I: What about the cops? Can you tell me about the fiesta the other night? Can you tell me about that fight?
F: Oh, yes. At the ... fiesta there it's always been a fact that every year the Mexican boys they fight with American boys and usually the officers come around and instead of picking up both parties involved in the fight, they pick up the Mexicans mostly. Sometimes they'll pick one American fellow and three Mexicans just to make it look good. But still they're picking mostly Mexicans all the time and throwing them in the can instead of picking up both parties to teach both parties a lesson. They seem to teach just the Mexican people a lesson, but instead of being a lesson they enforce the idea that they [Mexican boys] should come back next year and fight them [American boys] again because they get the raw deal out of the fight or the decision, so the officers they just throw them in the can.
I: What do you think can be done about it?
F: Well, the only thing that I feel that could done about it is by forming young people's clubs or older people's clubs too and contacting different other American clubs and telling them about discrimination against Mexican people. That's about the only way that I feel it could be done, that something could be done about it, because it's really the public who makes this discrimination against Mexican people, it's not the government particularly, it's the public itself that does it.
I: You were saying something a while ago about what they did in Los Angeles about discrimination.
F: Well, in Los Angeles they tried to get together and form clubs and in some cases a certain Mexican fellow applies for a job and the place where they tell him they couldn't give him a job because he's a Mexican, this certain club that he belongs to, they try to contact the manager or the superintendent at the plant and explain to him that even though he's a Mexican he's drafted and is counted in this country for the army and he's gotta do every other thing that the regular American citizen does, so why shouldn't he be allowed to have a good job to live by, a good job that he can depend on? If he has to do every other thing that the American citizen does for the benefit of the country, why shouldn't the country let him have a good job or else the individual manager of the plant should give him a good job. You're expected to be a good citizen.

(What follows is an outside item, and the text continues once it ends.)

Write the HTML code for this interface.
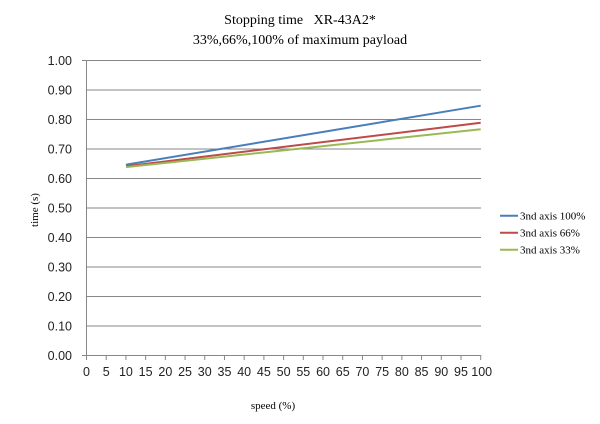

They only way I feel they can make good citizens out of Mexican people is treating them like American citizens.
I: Do you think they make good citizens?
F: Oh, absolutely, they sure will. I know they will make good citizens, if they're just treated the right way.
I: Do you think the project like this camp that we're in can be any help in training people to be good citizens?
F: I feel that it does a lot of good to the people. And it would do them a lot of good to become good citizens, a camp like this will. I can see that certain forms of getting together that do get together it helps a lot.
I: For cooperation.
F: For cooperation and to educate them. Because what this camp is doing, the good that it's doing is to education mostly, showing the people that by getting together they can get somewhere.
I: Have you ever been on the [camp governing] council before together like this in self-
F: No, they've never had a self-
I: The council here works according to the democratic process, doesn't it?
F: That's right.
I: What do you think about that? Do you think that's going to be good in educating them?
F: There is one good thing in educating. It gives the democratic point of view at least because everybody has a right to vote and make decisions.
From Jose Flores, personal interview, 1941. Transcribed by the editor. Audio from the Charles L. Todd and Robert Sonkin Migrant Worker Collection, Library of Congress, American Folklife Center, Digital ID: AFCTS 5145a1 and 5145b1.